** BEGIN Data segment **

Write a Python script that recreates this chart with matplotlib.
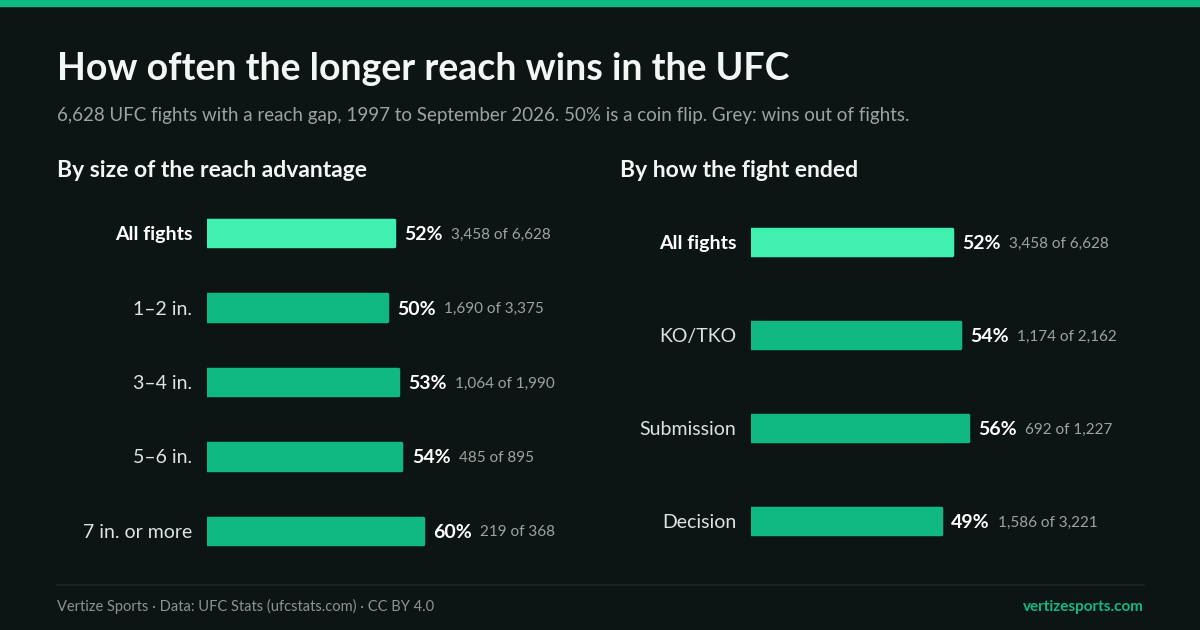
import matplotlib.pyplot as plt
from matplotlib.patches import Rectangle

plt.rcParams['font.family'] = ['Lato', 'DejaVu Sans']

# data
size_labels = ['All fights', '1–2 in.', '3–4 in.', '5–6 in.', '7 in. or more']
size_pct = [52, 50, 53, 54, 60]
size_wins = ['3,458', '1,690', '1,064', '485', '219']
size_fights = ['6,628', '3,375', '1,990', '895', '368']

end_labels = ['All fights', 'KO/TKO', 'Submission', 'Decision']
end_pct = [52, 54, 56, 49]
end_wins = ['3,458', '1,174', '692', '1,586']
end_fights = ['6,628', '2,162', '1,227', '3,221']

BG = '#0c1513'
GREEN = '#10b981'
BRIGHT = '#3ff0b0'
GREY = '#9aa5a0'
W, H = 1200, 630

fig = plt.figure(figsize=(12, 6.3), dpi=100, facecolor=BG)


def fx(px):
    return px / W


def fy(py):
    return 1 - py / H


# top strip
fig.patches.append(Rectangle((0, fy(6)), 1, 6 / H, transform=fig.transFigure,
                             color=GREEN, zorder=5))

fig.text(fx(57), fy(66), 'How often the longer reach wins in the UFC',
         color='#f2f6f4', fontsize=27, fontweight='bold', va='center_baseline')
fig.text(fx(57), fy(114),
         '6,628 UFC fights with a reach gap, 1997 to September 2026. 50% is a coin flip. '
         'Grey: wins out of fights.',
         color=GREY, fontsize=13.5, va='center_baseline')

fig.text(fx(57), fy(169), 'By size of the reach advantage', color='#f2f6f4',
         fontsize=16.5, fontweight='bold', va='center_baseline')
fig.text(fx(620), fy(169), 'By how the fight ended', color='#f2f6f4',
         fontsize=16.5, fontweight='bold', va='center_baseline')


def panel(x0, x1, y0, y1, labels, pct, wins, fights, bar_px):
    ax = fig.add_axes([fx(x0), fy(y1), fx(x1 - x0), (y1 - y0) / H])
    ax.set_facecolor('none')
    n = len(labels)
    ys = list(range(n))
    row_px = (y1 - y0) / n
    hgt = bar_px / row_px
    colors = [BRIGHT] + [GREEN] * (n - 1)
    # thick round-joined edge gives the small rounded corners
    ax.barh(ys, pct, height=hgt, color=colors, edgecolor=colors, linewidth=2.5,
            joinstyle='round')
    ax.set_xlim(0, 100)
    ax.set_ylim(n - 0.5, -0.5)
    ax.axis('off')
    fig.canvas.draw()
    r = fig.canvas.get_renderer()
    for i, lab in enumerate(labels):
        bold = i == 0
        ax.annotate(lab, (0, i), xytext=(-10.5, 0), textcoords='offset points',
                    ha='right', va='center_baseline', fontsize=14,
                    fontweight='bold' if bold else 'normal',
                    color='#ffffff' if bold else '#dde4e1')
        t = ax.annotate(f'{pct[i]}%', (pct[i], i), xytext=(7.5, 0),
                        textcoords='offset points', ha='left', va='center_baseline',
                        fontsize=14, fontweight='bold', color='#ffffff')
        bb = t.get_window_extent(renderer=r)
        wpt = bb.width * 72 / fig.dpi
        ax.annotate(f'{wins[i]} of {fights[i]}', (pct[i], i),
                    xytext=(7.5 + wpt + 6, 0), textcoords='offset points',
                    ha='left', va='center_baseline', fontsize=11, color=GREY)
    return ax


panel(207, 567, 196, 568, size_labels, size_pct, size_wins, size_fights, 26.5)
panel(751, 1138, 195.5, 567.5, end_labels, end_pct, end_wins, end_fights, 26.5)

# footer
fig.add_artist(plt.Line2D([fx(57), fx(1144)], [fy(585), fy(585)],
                          color='#1c2623', linewidth=1.2))
fig.text(fx(57), fy(605), 'Vertize Sports · Data: UFC Stats (ufcstats.com) · CC BY 4.0',
         color='#8a9590', fontsize=10.5, va='center_baseline')
fig.text(fx(1144), fy(605), 'vertizesports.com', color=GREEN, fontsize=11,
         fontweight='bold', va='center_baseline', ha='right')

fig.savefig('out.png', dpi=100, facecolor=BG)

** END Data segment **

What you need to do ->
Extract all the data above exactly, excluding every picture.

Task output ->
Write a Python script that recreates this chart with matplotlib.
import matplotlib.pyplot as plt
from matplotlib.patches import Rectangle

plt.rcParams['font.family'] = ['Lato', 'DejaVu Sans']

# data
size_labels = ['All fights', '1–2 in.', '3–4 in.', '5–6 in.', '7 in. or more']
size_pct = [52, 50, 53, 54, 60]
size_wins = ['3,458', '1,690', '1,064', '485', '219']
size_fights = ['6,628', '3,375', '1,990', '895', '368']

end_labels = ['All fights', 'KO/TKO', 'Submission', 'Decision']
end_pct = [52, 54, 56, 49]
end_wins = ['3,458', '1,174', '692', '1,586']
end_fights = ['6,628', '2,162', '1,227', '3,221']

BG = '#0c1513'
GREEN = '#10b981'
BRIGHT = '#3ff0b0'
GREY = '#9aa5a0'
W, H = 1200, 630

fig = plt.figure(figsize=(12, 6.3), dpi=100, facecolor=BG)


def fx(px):
    return px / W


def fy(py):
    return 1 - py / H


# top strip
fig.patches.append(Rectangle((0, fy(6)), 1, 6 / H, transform=fig.transFigure,
                             color=GREEN, zorder=5))

fig.text(fx(57), fy(66), 'How often the longer reach wins in the UFC',
         color='#f2f6f4', fontsize=27, fontweight='bold', va='center_baseline')
fig.text(fx(57), fy(114),
         '6,628 UFC fights with a reach gap, 1997 to September 2026. 50% is a coin flip. '
         'Grey: wins out of fights.',
         color=GREY, fontsize=13.5, va='center_baseline')

fig.text(fx(57), fy(169), 'By size of the reach advantage', color='#f2f6f4',
         fontsize=16.5, fontweight='bold', va='center_baseline')
fig.text(fx(620), fy(169), 'By how the fight ended', color='#f2f6f4',
         fontsize=16.5, fontweight='bold', va='center_baseline')


def panel(x0, x1, y0, y1, labels, pct, wins, fights, bar_px):
    ax = fig.add_axes([fx(x0), fy(y1), fx(x1 - x0), (y1 - y0) / H])
    ax.set_facecolor('none')
    n = len(labels)
    ys = list(range(n))
    row_px = (y1 - y0) / n
    hgt = bar_px / row_px
    colors = [BRIGHT] + [GREEN] * (n - 1)
    # thick round-joined edge gives the small rounded corners
    ax.barh(ys, pct, height=hgt, color=colors, edgecolor=colors, linewidth=2.5,
            joinstyle='round')
    ax.set_xlim(0, 100)
    ax.set_ylim(n - 0.5, -0.5)
    ax.axis('off')
    fig.canvas.draw()
    r = fig.canvas.get_renderer()
    for i, lab in enumerate(labels):
        bold = i == 0
        ax.annotate(lab, (0, i), xytext=(-10.5, 0), textcoords='offset points',
                    ha='right', va='center_baseline', fontsize=14,
                    fontweight='bold' if bold else 'normal',
                    color='#ffffff' if bold else '#dde4e1')
        t = ax.annotate(f'{pct[i]}%', (pct[i], i), xytext=(7.5, 0),
                        textcoords='offset points', ha='left', va='center_baseline',
                        fontsize=14, fontweight='bold', color='#ffffff')
        bb = t.get_window_extent(renderer=r)
        wpt = bb.width * 72 / fig.dpi
        ax.annotate(f'{wins[i]} of {fights[i]}', (pct[i], i),
                    xytext=(7.5 + wpt + 6, 0), textcoords='offset points',
                    ha='left', va='center_baseline', fontsize=11, color=GREY)
    return ax


panel(207, 567, 196, 568, size_labels, size_pct, size_wins, size_fights, 26.5)
panel(751, 1138, 195.5, 567.5, end_labels, end_pct, end_wins, end_fights, 26.5)

# footer
fig.add_artist(plt.Line2D([fx(57), fx(1144)], [fy(585), fy(585)],
                          color='#1c2623', linewidth=1.2))
fig.text(fx(57), fy(605), 'Vertize Sports · Data: UFC Stats (ufcstats.com) · CC BY 4.0',
         color='#8a9590', fontsize=10.5, va='center_baseline')
fig.text(fx(1144), fy(605), 'vertizesports.com', color=GREEN, fontsize=11,
         fontweight='bold', va='center_baseline', ha='right')

fig.savefig('out.png', dpi=100, facecolor=BG)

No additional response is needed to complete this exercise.